In June 1559, a mob whose preaching had been provided by John Knox ransacked the cathedral. The interior was destroyed: altars, statues, painted glass, reliquaries, the accumulated devotional craft of four centuries. By 1561 the building had been abandoned. At about the end of the 16th century the central tower collapsed, taking the north wall with it. For two centuries townsfolk quarried the ruins for building stone. Roofs went up around St Andrews using cathedral masonry. Nothing was done to preserve what remained until 1826, when antiquarian sensibility caught up with the loss. Since then, the ruins have been cared for: the ground plan cut into the turf, the surviving gables stabilized, the priory and cemetery laid out for visitors. The east and west gables stand. Most of the south wall of the nave survives. The west wall of the south transept stands. The arcade columns are gone, but you can see where they were. The cathedral now exists chiefly as an outline against the sky.

Who Sleeps Here

The cathedral burial ground reads like a census of important Scottish life. Saint Andrew is buried here, in part: a few bones that survived the iconoclasms. So is Robert Chambers, the publisher and author of the Vestiges of the Natural History of Creation, an evolutionary precursor to Darwin. So are Old Tom Morris and Young Tom Morris, the father and son who shaped early modern golf at St Andrews; Young Tom died at 24 in 1875, broken-hearted by the death of his wife and child, and his grave still draws golfers from every continent. Adam Ferguson, the Enlightenment philosopher, is here. Allan Robertson, who is sometimes called the first professional golfer, lies a few rows over. In the Eastern Cemetery rests Warington Baden-Powell, founder of the Sea Scouts, and the artist Wilhelmina Barns-Graham, and Vice-Admiral Dashwood Fowler Moir who fought at the Battle of Jutland and died protecting an Atlantic convoy in the next war. The cathedral could not survive what was done to it. The people who chose to be buried in its shadow are the cathedral's continued life.

From the Air

Located at 56.34 N, 2.79 W, on the eastern promontory of St Andrews above the harbour, with St Rule's Tower (33 m) as the most prominent landmark. The nearest airport is Dundee (EGPN), about 12 miles northwest.

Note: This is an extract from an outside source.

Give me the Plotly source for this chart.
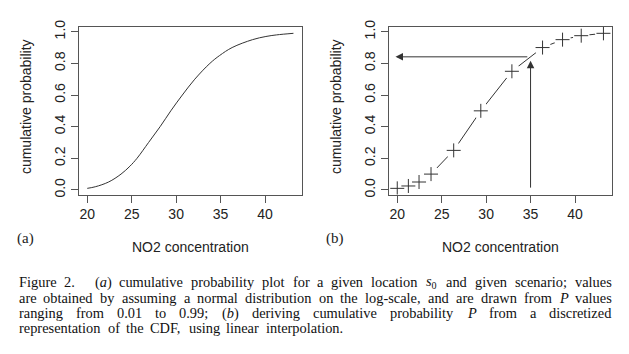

Leuchars Station (EGQL, military) is about 5 miles north. Edinburgh (EGPH) is roughly 45 miles southwest. From the air the cathedral ruins are unmistakable: a long rectangular footprint cut into the turf, the east and west gables still standing, St Rule's Tower rising at the southern edge, and the graveyards extending east toward the cliff. The castle ruins lie about 400 metres northwest. Best viewed at 2,500 feet AGL on Fife coastal routes.